The evidence of Holt and company’s sensitivity to this process is clear in how the dancers are able to stay on task, though their tasks are strange. The piece opens with the dancers piled together on the floor, and the first “movement” consists of them dealing with being intertwined, dependent, in each other’s way yet supporting each other. It was clear throughout the show that they had developed a set of responses to the conditions of this pile and their other challenges, such as what to do with a foot in the face, or how to crawl without seeing where you’re going. In less rigorous work, similar methods can fall flat when it seems that the performers really do not know what they are doing, rather than appearing to be knowingly attempting something that is fundamentally tricky and strange.

So here is where it’s worth really taking seriously Holt’s statement that her practice comes from her interest in other perspectives, and the way other people perceive things differently. Holt’s work is very much about creating a temporary space where this can be addressed. The process of resolving your perspective with ones you don’t understand is full of conflict, confusion, and revelation. Unfamiliar movements and intense situations are very appropriate tools for taking a group of people through this experience. The heaving pile of bodies is not arbitrary.

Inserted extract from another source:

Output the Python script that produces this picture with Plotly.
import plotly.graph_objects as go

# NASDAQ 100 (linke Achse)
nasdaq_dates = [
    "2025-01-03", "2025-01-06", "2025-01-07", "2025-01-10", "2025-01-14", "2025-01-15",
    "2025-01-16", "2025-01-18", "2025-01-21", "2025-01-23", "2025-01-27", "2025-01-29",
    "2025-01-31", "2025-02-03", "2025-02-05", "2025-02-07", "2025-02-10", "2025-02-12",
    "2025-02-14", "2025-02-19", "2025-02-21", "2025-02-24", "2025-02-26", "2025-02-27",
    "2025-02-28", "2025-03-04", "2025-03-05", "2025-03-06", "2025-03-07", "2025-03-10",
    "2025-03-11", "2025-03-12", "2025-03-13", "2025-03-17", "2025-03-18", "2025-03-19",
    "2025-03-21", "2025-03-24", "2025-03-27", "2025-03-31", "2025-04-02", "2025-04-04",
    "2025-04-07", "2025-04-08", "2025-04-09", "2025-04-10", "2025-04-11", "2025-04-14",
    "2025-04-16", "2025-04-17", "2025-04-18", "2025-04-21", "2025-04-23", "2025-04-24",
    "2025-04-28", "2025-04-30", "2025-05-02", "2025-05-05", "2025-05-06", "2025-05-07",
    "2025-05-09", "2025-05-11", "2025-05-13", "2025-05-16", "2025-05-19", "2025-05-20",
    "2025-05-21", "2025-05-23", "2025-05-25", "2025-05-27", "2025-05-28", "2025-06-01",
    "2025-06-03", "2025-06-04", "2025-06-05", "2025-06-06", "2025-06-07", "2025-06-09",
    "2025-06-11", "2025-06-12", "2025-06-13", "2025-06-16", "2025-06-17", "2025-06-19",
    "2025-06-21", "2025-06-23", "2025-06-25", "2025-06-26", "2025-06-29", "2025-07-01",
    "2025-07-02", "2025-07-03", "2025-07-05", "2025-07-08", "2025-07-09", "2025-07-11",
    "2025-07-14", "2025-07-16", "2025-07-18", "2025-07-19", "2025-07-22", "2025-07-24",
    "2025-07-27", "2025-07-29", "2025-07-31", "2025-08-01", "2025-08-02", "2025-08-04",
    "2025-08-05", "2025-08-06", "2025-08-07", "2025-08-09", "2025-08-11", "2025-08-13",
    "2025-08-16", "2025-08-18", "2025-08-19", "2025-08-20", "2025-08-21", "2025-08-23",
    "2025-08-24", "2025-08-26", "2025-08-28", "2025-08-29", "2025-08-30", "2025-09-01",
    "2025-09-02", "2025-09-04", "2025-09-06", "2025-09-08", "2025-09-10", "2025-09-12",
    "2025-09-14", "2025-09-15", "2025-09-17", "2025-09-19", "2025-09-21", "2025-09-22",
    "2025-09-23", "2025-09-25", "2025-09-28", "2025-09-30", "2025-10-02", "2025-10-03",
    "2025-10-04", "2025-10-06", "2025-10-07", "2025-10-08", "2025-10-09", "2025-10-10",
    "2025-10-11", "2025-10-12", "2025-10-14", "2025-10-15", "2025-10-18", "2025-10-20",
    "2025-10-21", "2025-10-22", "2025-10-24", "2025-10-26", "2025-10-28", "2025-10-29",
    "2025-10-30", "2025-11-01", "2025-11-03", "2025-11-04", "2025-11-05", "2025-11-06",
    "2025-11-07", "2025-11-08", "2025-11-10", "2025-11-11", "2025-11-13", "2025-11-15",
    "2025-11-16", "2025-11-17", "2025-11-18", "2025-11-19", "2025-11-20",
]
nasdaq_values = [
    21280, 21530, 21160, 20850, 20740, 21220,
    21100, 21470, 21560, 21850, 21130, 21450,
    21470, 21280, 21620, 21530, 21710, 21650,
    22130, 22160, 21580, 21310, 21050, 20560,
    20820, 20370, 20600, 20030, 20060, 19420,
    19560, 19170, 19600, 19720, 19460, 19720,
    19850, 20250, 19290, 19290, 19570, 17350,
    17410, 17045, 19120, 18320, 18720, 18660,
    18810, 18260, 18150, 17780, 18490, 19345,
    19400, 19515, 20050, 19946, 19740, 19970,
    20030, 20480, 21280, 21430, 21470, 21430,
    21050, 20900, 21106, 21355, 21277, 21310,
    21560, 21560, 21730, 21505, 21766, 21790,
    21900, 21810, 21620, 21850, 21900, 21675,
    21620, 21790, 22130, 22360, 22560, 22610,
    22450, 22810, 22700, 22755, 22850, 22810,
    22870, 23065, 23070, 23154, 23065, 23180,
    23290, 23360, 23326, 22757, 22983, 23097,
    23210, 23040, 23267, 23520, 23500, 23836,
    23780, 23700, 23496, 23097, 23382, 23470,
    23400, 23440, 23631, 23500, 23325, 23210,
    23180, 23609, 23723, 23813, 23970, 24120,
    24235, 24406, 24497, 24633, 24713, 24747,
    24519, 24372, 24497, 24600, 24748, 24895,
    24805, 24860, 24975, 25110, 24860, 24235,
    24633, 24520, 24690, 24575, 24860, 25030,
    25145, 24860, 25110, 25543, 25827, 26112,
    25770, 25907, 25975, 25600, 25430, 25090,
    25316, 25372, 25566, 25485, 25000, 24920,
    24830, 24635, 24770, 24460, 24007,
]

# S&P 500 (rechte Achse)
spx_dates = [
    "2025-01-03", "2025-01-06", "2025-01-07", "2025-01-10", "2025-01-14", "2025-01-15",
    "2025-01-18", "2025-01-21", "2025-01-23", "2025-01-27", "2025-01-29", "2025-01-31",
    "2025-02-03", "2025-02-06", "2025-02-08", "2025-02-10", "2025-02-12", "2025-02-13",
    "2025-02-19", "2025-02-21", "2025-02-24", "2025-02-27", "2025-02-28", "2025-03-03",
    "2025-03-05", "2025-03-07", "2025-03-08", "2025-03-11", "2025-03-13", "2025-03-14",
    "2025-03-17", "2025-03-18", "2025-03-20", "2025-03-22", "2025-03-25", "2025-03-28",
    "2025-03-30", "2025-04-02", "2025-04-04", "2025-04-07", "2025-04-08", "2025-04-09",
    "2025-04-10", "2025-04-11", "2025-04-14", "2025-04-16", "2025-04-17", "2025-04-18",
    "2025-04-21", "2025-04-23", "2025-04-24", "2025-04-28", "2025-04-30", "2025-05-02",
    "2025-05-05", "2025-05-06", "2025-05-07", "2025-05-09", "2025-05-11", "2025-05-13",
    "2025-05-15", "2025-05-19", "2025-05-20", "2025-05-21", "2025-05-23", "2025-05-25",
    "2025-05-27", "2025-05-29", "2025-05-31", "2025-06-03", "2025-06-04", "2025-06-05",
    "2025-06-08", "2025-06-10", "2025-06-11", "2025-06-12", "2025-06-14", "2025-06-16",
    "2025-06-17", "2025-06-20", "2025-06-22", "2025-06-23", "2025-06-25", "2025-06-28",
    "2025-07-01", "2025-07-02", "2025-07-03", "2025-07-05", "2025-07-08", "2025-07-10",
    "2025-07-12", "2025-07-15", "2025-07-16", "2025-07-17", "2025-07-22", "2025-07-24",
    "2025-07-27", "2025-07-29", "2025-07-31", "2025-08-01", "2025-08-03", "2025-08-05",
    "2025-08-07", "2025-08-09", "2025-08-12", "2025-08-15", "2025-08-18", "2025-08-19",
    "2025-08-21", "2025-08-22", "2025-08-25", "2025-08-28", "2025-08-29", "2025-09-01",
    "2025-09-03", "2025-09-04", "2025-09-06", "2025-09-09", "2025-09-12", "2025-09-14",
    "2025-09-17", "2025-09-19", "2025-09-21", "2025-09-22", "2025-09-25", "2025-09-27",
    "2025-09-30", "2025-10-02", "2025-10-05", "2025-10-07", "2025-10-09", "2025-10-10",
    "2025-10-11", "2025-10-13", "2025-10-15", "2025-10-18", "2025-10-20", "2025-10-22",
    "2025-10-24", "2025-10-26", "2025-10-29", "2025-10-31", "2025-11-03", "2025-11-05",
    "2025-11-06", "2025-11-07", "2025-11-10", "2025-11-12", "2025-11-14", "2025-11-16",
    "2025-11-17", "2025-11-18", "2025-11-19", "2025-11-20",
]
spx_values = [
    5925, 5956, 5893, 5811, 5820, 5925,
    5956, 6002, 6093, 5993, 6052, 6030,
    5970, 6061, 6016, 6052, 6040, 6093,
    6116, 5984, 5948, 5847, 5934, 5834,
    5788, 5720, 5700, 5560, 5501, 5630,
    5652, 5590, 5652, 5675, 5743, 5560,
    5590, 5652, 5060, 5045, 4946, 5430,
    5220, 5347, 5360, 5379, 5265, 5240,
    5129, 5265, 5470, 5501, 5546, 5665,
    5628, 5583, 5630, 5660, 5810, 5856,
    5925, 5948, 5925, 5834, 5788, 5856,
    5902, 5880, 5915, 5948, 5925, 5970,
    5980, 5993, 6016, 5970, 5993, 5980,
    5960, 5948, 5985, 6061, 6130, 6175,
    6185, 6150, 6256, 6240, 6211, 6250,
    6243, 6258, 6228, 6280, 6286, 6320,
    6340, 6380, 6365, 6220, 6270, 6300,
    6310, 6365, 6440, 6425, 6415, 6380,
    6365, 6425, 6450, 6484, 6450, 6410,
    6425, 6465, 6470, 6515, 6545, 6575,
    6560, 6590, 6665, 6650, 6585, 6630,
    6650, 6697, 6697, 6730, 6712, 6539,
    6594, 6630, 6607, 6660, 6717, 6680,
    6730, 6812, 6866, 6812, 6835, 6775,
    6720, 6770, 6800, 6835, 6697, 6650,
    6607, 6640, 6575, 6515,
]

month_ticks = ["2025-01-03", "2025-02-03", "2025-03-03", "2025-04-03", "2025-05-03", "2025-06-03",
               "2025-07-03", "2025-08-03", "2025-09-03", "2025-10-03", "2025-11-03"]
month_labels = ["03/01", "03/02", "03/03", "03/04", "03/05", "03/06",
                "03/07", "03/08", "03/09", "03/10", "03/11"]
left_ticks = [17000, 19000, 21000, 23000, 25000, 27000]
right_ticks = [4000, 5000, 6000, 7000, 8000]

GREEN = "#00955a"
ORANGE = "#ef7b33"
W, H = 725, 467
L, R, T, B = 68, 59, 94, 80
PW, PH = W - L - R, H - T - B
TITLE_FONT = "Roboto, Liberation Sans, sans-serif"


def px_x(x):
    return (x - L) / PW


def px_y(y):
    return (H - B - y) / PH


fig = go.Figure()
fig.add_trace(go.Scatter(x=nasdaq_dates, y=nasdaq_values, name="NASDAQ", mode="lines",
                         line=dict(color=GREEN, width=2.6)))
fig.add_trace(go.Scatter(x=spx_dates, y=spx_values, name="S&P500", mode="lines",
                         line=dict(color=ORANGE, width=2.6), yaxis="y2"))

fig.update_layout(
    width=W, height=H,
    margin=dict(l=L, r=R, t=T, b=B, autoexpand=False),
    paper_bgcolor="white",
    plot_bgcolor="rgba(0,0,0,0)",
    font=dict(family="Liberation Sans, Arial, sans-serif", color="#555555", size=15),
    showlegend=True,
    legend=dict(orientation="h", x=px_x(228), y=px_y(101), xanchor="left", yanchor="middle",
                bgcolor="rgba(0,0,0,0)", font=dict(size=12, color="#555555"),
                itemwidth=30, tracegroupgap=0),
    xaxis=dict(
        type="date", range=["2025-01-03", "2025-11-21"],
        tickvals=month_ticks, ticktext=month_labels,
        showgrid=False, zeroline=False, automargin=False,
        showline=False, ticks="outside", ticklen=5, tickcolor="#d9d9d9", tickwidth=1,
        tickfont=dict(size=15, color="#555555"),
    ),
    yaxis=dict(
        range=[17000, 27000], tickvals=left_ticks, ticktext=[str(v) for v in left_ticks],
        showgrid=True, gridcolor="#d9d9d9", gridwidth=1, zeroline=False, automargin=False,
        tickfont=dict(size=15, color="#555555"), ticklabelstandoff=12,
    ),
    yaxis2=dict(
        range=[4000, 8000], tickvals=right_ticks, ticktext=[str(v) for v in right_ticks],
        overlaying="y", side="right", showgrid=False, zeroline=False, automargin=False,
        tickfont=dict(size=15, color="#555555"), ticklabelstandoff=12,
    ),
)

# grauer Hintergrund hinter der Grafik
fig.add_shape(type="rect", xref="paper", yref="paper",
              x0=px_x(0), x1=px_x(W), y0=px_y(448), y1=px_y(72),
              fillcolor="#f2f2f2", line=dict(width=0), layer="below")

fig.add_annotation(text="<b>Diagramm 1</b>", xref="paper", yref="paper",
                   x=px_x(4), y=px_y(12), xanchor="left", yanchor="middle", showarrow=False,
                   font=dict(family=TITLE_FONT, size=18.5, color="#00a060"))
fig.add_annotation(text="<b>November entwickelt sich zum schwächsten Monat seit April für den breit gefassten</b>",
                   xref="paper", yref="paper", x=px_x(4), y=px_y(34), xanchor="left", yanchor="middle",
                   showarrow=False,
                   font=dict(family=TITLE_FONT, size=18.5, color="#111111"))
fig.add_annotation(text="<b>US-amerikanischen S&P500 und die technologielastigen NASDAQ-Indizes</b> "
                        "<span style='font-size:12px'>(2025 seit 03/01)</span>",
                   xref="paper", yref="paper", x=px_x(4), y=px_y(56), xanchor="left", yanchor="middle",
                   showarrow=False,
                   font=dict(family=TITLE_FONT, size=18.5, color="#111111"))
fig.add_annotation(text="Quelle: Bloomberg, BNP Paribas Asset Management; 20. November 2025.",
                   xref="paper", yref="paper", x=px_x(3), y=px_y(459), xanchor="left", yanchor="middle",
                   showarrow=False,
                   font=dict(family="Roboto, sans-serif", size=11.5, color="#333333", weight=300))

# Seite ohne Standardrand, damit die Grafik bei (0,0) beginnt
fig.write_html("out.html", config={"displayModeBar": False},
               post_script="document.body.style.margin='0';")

White Bird’s website cited Holt’s “dedication to whatever the piece is… She’s almost uncompromising in her vision.” These are terms that are thrown around a lot in the arts world, but they are specifically appropriate to describe the way that Holt builds performances. “Uncompromising” means that if, in the process of developing the piece, the dancers discovered something meaningful within the framework of the piece through something that was unpleasant or, well, disorienting, then Holt will work with them to find a way to preserve that process in the piece rather than cutting it short to please an antsy audience.

After the show, the dancers remarked on Holt’s insistence on taking away their most familiar techniques during rehearsal, Hutapea laughing about how her desire to project a narrative on the sections had been “violently ripped away from her.” This piece, literally and theatrically, is a process of finding and expressing a shared experience of female-identifying dancers trying to be someone and do something together, on stage.

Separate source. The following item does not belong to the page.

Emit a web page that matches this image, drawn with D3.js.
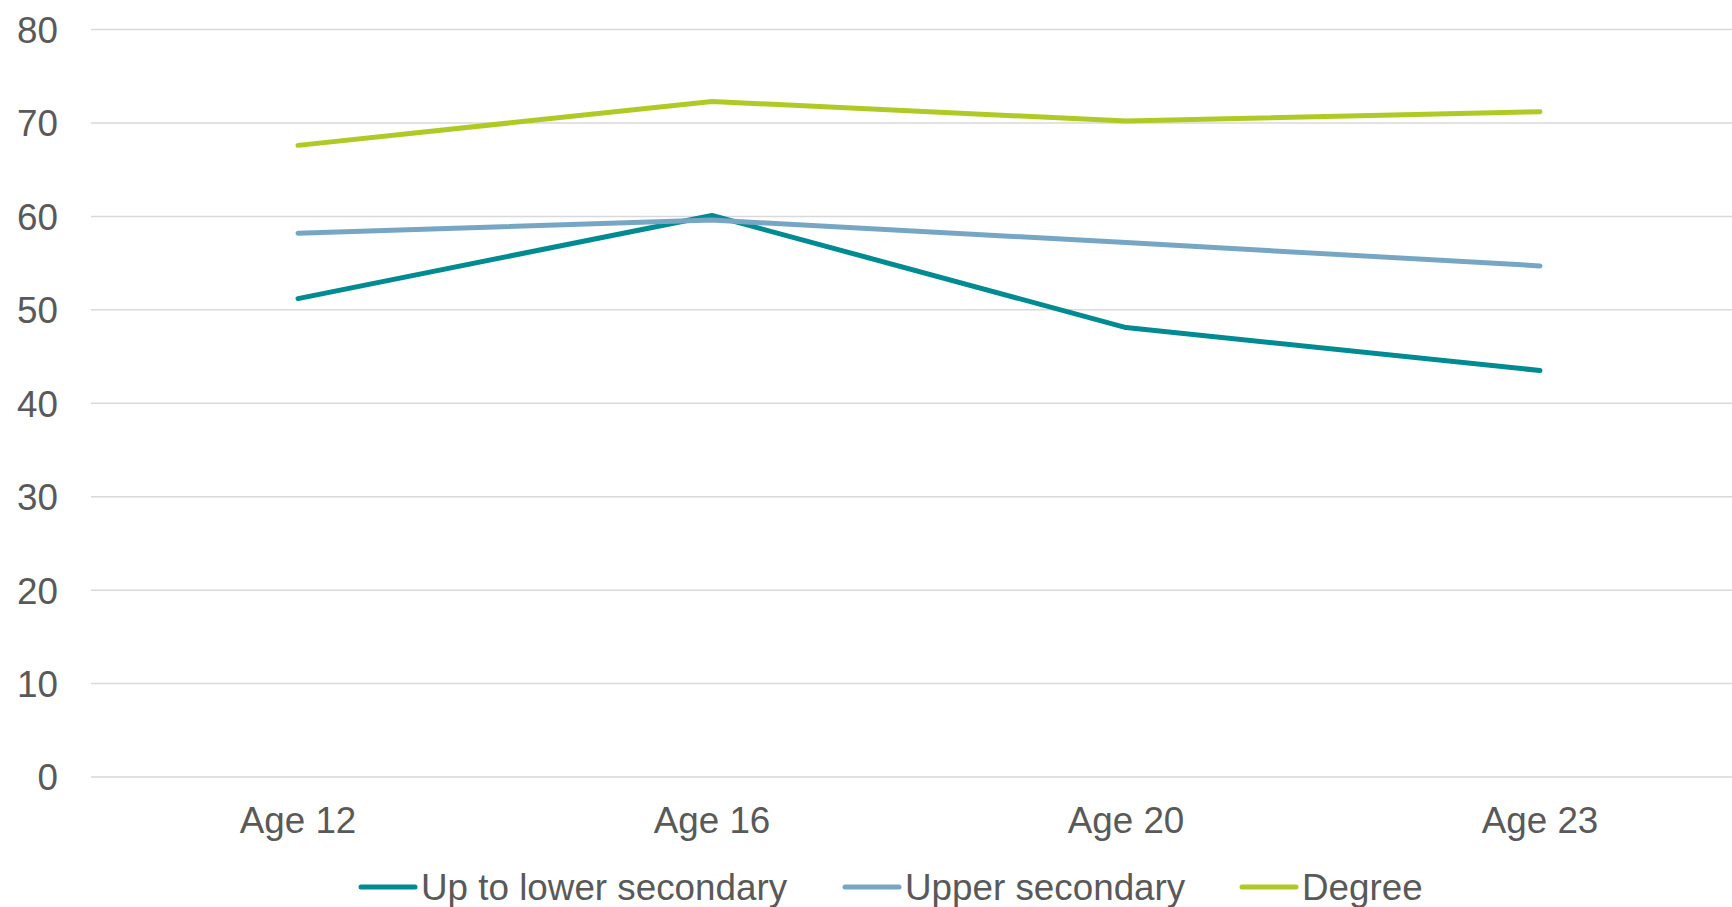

The trick here is not to watch through a conventional interpretation, or to expect the movement to be symbolic—that walking on your hands means you’re confused or that sweeping the floor refers to housework, etc. Dancers, privately, are artists who engage with their experience of the world through movement. This piece is a structure that invites an audience to observe that process with unusual intimacy, and to almost participate in it.

If you allow that, you’ll better enjoy all the ways in which it seduces the audience a little, such as the wild, wonderful patchwork costumes by Alenka Loesch, or some truly gorgeous and sometimes silly moments with gold balloons. These pleasures are made stronger because following even the difficult steps of the experience of the dancers will keep you on your toes and make you attentive in the way that is the charge of contemporary art.

NOTE

Sensation/Disorientation continues Saturday (7 and 9 pm) and Sunday (7 pm), January 21 and 22, at the
Reed College Performing Arts Building, Diver Studio Theatre.